I read, with interest, Mr Robertson’s latest attempt to sell us his monorail project. Some numbers made me ponder. Mr Robertson thinks he can make ends meet with 75,000 passengers. Assuming the whole project comes in at the often quoted $200 million, and a 10% return on this high risk investment is deemed reasonable, the finance cost would be $20 million. Guesstimating the running costs at a mere $5 million (after all Mr Robertson tells us that international tourism is a cut throat business, so most employees would not see much more than the minimum wage), that makes $25 million. Let’s divide this by 75,000 customers, and we arrive at a ticket price of $333.33. This, however, does not include the bus ride to Milford or Te Anau or any cruise!

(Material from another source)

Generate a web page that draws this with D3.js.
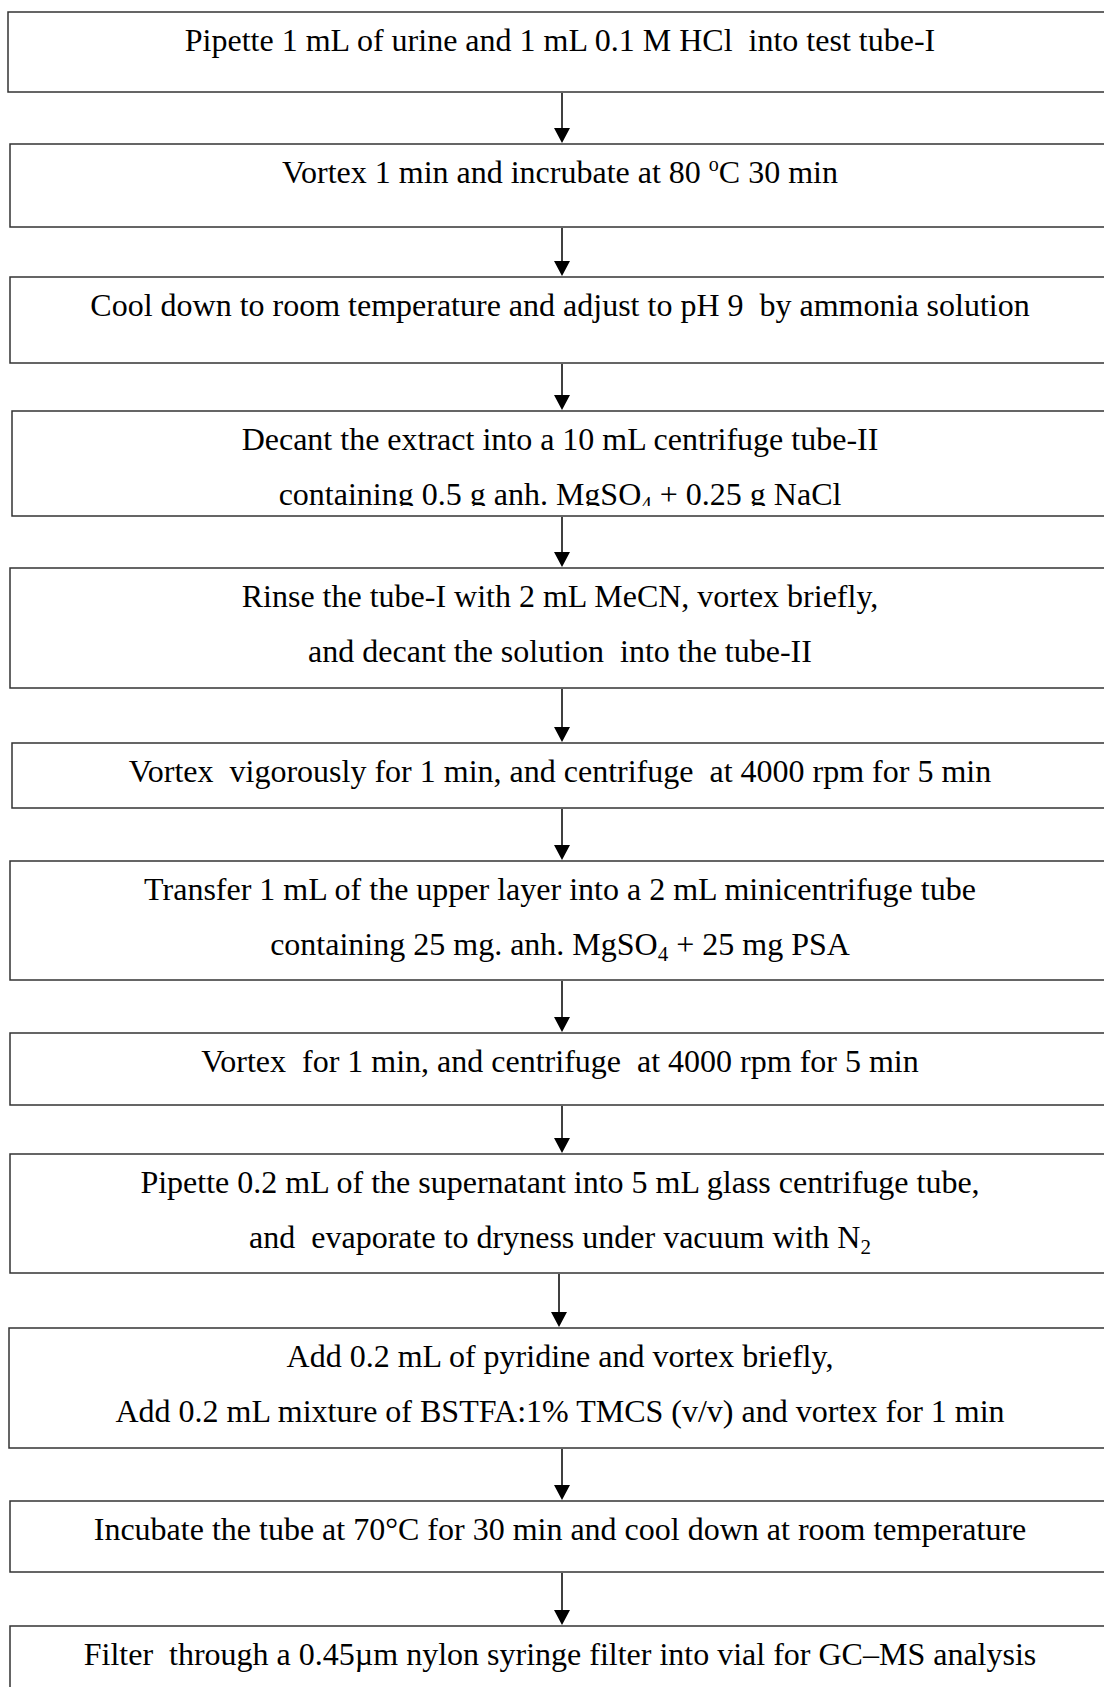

You can’t believe the price? Me neither! The problem is that $200 million won’t be enough. Mr Robertson fails to mention that as yet, he did not manage to have the whole of the proposed monorail route surveyed (as highlighted in the engineers report submitted for consent approval). In other words, he doesn’t even know if his monorail will make it up those hills. The projected route is crossing known landslides and so far unknown ones are likely to be encountered, no provisions appear to have been made for this. Maximum flood levels of the rivers to be crossed have also not been established. If the NIWA report submitted by the applicant is anything to go by, we are in for a minimum of 6m high concrete pylons across the whole width of the valley floors. There is no mention of the depth of the river deposits within the valleys, so the only thing we know about them is that they are highly prove to liquefaction in case of an earthquake. With my background as an engineering geologist, I know all too well that construction costs quickly spiral out of control, once such problems are encountered.
A quick search on the Internet ( http://www.monorails.org/tmspages/HowMuch.html ) shows that Monorails are very expensive to build, even in countries where a day’s labour costs less than New Zealand’s hourly minimum wage, construction costs of monorails are still several times higher than anything that Mr Robertson proposes.
What the project would most certainly do is risk our area’s World Heritage status, as stated by UNESCO
. How anyone can think that this will entice an extra 30,000 tourists to come and visit is beyond me.